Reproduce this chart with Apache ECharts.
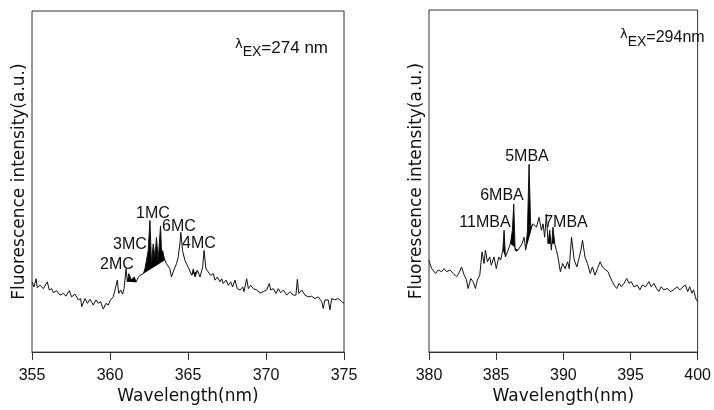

######

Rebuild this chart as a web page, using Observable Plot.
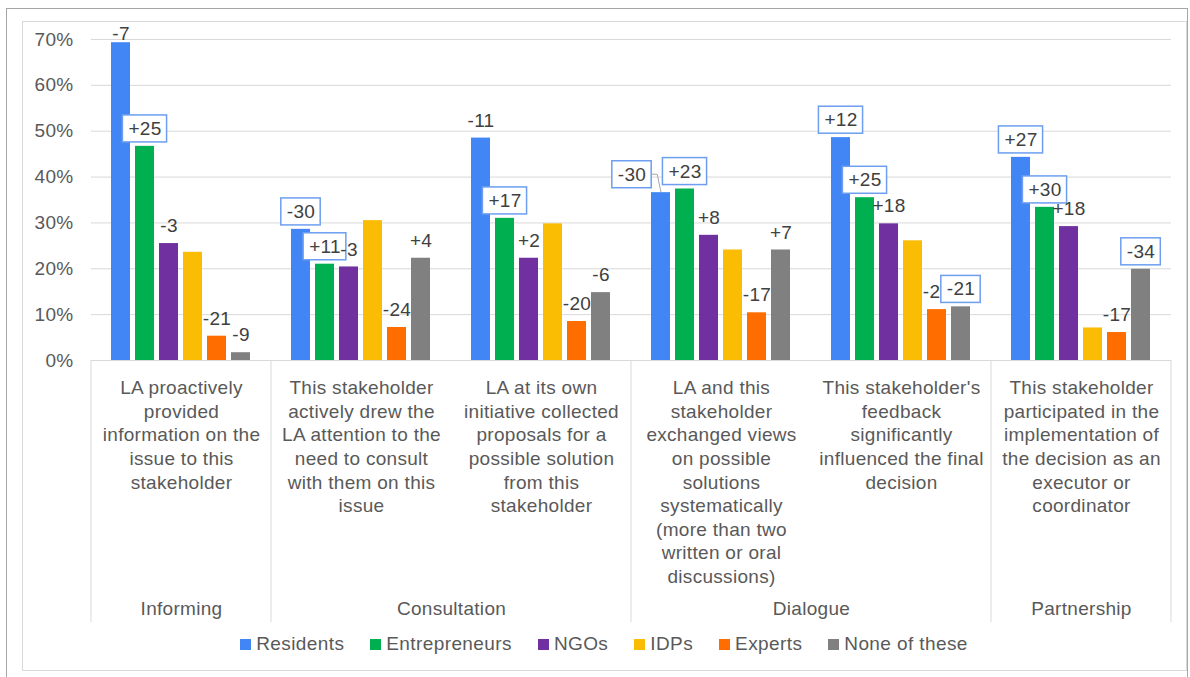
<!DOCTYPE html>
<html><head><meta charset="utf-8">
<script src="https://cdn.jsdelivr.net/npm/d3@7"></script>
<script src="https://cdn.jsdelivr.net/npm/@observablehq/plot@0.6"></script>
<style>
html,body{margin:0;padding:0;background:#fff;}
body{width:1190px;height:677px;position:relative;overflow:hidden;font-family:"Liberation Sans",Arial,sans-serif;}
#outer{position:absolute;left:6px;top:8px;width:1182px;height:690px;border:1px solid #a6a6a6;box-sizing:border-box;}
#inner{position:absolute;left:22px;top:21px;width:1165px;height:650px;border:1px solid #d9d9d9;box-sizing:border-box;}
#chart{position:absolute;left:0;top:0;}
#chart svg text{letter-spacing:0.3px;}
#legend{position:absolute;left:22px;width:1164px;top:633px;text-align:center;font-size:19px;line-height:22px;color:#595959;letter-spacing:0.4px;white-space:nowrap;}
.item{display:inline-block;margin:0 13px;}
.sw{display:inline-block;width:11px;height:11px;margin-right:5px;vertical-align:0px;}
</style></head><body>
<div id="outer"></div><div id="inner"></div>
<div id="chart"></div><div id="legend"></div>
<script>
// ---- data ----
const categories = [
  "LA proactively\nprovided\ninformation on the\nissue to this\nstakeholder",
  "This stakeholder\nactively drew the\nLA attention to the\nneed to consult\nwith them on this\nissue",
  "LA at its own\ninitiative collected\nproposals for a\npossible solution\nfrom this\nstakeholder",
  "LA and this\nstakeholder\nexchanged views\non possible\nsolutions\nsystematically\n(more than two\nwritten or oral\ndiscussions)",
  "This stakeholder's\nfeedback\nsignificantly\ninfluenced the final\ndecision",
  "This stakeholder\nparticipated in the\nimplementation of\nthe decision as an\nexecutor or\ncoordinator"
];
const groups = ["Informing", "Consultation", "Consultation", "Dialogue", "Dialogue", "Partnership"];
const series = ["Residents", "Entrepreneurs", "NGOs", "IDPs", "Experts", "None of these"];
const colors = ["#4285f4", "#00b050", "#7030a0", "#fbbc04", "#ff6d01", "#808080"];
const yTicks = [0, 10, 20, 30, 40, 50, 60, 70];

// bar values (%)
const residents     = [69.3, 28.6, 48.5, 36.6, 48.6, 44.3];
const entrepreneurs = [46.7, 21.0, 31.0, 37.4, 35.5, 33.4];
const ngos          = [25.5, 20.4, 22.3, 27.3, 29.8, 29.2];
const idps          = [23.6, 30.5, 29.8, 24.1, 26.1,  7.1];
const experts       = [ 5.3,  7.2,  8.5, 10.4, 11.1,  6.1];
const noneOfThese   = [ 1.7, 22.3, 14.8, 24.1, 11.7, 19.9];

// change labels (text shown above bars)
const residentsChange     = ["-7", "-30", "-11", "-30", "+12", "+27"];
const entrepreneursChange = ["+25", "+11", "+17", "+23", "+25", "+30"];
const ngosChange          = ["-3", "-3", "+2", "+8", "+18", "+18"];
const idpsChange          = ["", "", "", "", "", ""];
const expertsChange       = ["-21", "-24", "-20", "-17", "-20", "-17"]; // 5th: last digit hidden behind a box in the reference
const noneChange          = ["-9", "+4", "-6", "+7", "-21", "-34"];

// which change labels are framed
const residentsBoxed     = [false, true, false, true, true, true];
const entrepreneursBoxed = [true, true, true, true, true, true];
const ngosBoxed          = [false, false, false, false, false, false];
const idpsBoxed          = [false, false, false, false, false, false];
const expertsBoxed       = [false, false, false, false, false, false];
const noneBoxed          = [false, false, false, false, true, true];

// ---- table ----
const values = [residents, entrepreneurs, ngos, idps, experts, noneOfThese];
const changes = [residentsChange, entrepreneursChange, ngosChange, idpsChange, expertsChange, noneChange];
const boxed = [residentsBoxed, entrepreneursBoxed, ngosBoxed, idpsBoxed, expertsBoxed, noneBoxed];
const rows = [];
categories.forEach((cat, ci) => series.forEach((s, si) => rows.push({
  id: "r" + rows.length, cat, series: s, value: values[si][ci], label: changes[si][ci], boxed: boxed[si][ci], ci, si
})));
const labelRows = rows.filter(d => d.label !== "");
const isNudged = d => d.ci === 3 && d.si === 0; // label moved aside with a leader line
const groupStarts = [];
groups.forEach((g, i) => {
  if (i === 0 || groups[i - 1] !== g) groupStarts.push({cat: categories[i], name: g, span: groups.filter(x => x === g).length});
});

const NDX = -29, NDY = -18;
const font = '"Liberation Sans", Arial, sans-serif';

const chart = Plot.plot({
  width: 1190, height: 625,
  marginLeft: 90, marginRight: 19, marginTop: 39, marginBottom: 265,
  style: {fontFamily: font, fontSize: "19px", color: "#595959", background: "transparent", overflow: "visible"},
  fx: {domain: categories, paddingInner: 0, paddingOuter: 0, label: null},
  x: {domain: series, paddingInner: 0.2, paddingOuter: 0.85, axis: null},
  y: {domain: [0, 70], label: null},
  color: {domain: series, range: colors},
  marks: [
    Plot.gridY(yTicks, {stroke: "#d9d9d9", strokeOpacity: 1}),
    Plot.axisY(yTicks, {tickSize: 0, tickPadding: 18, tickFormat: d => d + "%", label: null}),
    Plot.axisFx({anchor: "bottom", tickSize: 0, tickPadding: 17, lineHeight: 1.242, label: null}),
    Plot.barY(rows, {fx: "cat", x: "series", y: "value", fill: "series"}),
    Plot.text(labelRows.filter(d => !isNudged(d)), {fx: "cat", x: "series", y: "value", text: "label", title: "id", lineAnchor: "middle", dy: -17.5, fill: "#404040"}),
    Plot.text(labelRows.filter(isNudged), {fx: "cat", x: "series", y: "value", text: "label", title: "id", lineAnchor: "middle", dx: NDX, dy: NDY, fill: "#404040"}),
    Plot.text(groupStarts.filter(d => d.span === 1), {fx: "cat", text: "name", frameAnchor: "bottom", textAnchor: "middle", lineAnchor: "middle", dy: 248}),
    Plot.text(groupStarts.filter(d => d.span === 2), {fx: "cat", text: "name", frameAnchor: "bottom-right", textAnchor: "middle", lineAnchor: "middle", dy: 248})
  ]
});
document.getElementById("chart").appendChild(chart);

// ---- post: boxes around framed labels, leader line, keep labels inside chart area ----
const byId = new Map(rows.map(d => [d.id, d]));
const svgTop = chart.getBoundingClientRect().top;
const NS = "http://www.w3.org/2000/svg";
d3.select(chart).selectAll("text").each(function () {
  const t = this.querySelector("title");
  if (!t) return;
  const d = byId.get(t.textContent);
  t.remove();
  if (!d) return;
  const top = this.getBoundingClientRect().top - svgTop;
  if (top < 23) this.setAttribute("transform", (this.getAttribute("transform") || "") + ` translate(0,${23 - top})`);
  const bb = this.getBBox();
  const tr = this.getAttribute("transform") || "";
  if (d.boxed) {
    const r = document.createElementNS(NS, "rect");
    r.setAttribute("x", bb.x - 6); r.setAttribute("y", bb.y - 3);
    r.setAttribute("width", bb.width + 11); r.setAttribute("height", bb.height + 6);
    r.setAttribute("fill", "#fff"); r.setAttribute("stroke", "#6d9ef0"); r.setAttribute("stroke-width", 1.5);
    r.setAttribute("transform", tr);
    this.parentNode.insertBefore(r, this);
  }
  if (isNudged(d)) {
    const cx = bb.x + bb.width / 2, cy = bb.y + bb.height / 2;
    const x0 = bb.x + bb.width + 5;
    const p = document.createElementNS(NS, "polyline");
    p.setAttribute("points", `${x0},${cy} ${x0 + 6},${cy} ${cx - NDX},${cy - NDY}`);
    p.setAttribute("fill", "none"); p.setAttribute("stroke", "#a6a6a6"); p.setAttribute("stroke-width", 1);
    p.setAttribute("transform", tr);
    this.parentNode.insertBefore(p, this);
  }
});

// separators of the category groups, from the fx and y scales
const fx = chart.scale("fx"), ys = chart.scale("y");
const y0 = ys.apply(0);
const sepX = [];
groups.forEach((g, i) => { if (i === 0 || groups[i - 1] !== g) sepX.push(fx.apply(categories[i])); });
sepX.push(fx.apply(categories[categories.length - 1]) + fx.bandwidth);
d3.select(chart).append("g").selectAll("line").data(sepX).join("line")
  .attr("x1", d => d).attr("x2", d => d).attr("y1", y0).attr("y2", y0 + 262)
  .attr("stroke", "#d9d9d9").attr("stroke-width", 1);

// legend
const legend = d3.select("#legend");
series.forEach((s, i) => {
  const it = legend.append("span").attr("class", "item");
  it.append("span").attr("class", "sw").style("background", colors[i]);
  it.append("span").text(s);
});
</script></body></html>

######

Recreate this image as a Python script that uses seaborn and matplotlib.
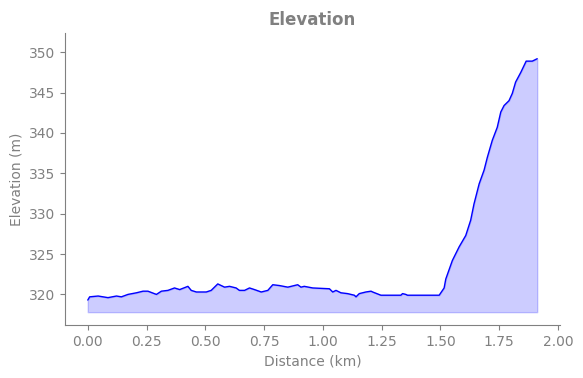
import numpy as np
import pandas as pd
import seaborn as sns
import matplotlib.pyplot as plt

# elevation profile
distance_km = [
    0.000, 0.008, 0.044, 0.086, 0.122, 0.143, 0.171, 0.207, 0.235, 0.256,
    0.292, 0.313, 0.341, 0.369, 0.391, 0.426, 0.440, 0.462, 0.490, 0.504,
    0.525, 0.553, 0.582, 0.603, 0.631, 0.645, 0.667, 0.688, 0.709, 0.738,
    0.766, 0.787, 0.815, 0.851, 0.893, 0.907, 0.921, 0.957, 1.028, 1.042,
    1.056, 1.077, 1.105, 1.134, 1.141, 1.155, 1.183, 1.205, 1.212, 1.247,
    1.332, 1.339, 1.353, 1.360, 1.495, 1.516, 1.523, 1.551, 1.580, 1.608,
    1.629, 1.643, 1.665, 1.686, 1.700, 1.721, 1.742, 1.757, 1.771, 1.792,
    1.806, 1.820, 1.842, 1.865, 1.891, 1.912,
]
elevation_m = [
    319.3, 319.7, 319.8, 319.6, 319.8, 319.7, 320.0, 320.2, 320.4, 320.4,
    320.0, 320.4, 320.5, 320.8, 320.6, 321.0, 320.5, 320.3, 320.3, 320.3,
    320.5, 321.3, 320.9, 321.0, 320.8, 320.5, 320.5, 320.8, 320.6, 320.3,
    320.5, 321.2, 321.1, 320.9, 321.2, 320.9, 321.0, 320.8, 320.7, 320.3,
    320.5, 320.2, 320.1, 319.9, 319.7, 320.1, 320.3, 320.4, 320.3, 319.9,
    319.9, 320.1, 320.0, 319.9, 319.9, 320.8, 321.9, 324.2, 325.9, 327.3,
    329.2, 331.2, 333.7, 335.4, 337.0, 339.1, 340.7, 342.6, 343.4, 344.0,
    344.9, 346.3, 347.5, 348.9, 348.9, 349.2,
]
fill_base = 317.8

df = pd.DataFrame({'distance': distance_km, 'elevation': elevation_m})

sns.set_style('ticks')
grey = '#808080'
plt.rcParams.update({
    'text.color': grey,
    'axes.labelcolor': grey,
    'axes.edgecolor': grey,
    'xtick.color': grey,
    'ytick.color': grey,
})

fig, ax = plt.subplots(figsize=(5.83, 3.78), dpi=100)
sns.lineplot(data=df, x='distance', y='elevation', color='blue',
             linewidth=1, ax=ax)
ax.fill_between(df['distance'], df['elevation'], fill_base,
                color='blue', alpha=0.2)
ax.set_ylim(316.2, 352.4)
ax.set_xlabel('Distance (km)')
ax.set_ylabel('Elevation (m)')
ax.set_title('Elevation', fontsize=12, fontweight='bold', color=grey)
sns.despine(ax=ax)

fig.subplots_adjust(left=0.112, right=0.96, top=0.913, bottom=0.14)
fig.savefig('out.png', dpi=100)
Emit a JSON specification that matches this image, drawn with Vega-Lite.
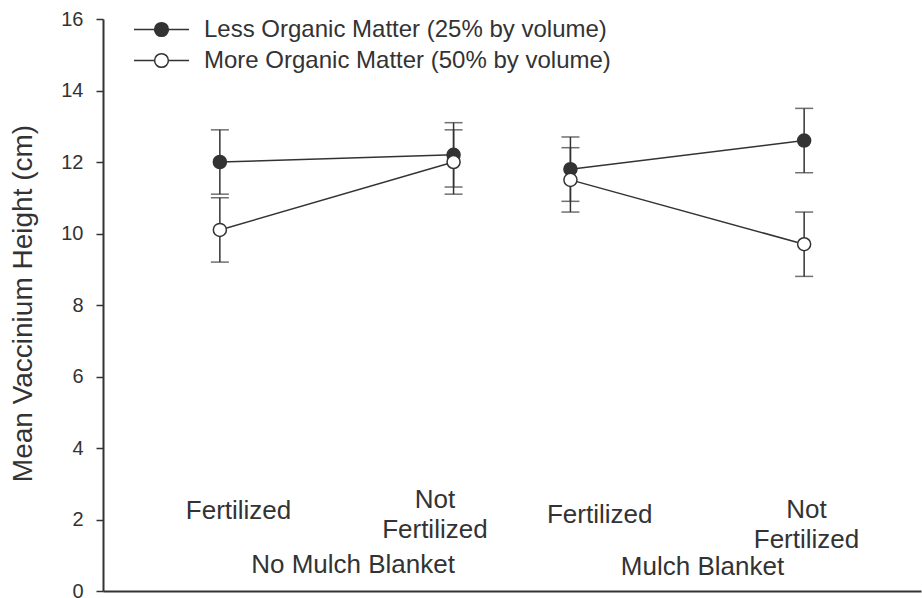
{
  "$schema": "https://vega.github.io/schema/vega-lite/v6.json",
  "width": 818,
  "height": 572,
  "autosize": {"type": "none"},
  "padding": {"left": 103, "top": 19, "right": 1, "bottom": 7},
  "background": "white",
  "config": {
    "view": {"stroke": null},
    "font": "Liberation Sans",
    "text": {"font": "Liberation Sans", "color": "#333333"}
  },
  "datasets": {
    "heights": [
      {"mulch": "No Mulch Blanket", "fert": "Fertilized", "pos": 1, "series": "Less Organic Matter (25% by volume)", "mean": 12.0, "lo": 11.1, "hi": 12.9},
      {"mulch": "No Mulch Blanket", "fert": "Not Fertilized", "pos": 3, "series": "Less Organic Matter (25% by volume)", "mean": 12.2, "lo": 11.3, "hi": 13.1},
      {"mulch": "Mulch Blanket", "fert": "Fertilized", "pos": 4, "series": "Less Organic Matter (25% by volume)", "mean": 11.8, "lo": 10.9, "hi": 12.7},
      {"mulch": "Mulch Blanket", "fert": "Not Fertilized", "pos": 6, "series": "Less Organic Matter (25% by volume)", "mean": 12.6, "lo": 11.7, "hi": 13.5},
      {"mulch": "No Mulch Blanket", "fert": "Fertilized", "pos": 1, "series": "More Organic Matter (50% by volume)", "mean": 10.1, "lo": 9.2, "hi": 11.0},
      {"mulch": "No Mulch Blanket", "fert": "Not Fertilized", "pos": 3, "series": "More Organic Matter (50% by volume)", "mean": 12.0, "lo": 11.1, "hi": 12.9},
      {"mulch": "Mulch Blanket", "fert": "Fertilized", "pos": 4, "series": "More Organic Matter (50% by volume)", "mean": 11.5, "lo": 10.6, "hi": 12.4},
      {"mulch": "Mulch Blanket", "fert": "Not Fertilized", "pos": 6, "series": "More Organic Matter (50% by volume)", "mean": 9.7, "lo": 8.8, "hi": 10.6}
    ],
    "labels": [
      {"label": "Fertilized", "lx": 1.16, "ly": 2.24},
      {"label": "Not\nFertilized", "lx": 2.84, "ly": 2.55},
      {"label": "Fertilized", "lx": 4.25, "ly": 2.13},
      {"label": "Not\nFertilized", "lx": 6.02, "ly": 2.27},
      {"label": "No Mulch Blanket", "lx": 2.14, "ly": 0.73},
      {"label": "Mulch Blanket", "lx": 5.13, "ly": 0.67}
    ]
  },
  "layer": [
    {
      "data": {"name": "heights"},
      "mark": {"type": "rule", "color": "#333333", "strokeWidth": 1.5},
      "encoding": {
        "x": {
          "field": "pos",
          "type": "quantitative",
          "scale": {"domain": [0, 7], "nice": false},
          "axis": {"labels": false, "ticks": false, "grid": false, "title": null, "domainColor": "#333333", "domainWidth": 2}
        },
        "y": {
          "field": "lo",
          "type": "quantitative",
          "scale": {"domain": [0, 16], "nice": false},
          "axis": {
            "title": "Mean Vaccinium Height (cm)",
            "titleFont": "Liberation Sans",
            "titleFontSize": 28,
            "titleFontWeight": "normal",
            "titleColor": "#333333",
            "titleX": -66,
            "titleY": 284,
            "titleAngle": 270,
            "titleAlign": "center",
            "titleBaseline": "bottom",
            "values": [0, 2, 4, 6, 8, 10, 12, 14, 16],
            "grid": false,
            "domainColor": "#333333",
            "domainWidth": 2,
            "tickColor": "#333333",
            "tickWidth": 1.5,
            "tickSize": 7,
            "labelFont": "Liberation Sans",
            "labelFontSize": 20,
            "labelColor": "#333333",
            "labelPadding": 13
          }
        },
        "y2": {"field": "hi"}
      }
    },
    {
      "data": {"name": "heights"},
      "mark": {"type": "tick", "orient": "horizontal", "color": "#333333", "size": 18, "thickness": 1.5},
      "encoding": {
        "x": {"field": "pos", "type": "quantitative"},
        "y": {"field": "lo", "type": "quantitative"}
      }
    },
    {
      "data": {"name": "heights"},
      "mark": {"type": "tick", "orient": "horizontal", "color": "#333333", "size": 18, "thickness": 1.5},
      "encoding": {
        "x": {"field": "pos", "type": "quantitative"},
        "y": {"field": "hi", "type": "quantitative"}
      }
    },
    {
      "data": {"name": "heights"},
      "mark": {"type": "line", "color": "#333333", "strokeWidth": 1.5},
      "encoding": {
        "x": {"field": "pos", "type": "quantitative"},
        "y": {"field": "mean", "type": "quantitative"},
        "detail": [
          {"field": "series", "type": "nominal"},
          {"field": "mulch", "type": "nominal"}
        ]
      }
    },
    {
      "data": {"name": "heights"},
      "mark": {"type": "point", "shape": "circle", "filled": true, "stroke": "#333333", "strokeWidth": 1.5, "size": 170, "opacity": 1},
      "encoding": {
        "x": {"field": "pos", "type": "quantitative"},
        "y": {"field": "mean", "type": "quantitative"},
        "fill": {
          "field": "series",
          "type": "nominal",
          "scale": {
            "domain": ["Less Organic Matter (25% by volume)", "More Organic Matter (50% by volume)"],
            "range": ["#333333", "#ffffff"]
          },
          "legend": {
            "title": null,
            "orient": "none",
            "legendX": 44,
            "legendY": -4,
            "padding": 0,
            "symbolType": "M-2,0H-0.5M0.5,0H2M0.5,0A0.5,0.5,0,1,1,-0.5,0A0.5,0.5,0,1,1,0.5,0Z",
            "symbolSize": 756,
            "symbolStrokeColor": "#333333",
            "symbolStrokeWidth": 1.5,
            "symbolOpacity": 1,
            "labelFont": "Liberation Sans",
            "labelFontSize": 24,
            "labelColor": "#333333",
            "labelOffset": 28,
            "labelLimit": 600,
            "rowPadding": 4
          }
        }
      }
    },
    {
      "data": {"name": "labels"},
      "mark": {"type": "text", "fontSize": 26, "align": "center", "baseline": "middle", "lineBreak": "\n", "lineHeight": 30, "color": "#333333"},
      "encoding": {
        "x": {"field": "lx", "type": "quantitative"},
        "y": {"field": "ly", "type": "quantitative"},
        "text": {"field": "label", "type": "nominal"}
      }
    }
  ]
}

######

## Directions
The first line to copy holds "Recreate this image", and the last holds "import matplotlib.pyplot as plt". Copy them and the lines between exactly, leaving out pictures.

## Complete output
Recreate this image as a Python script that uses seaborn and matplotlib.
import numpy as np
import pandas as pd
import seaborn as sns
import matplotlib.pyplot as plt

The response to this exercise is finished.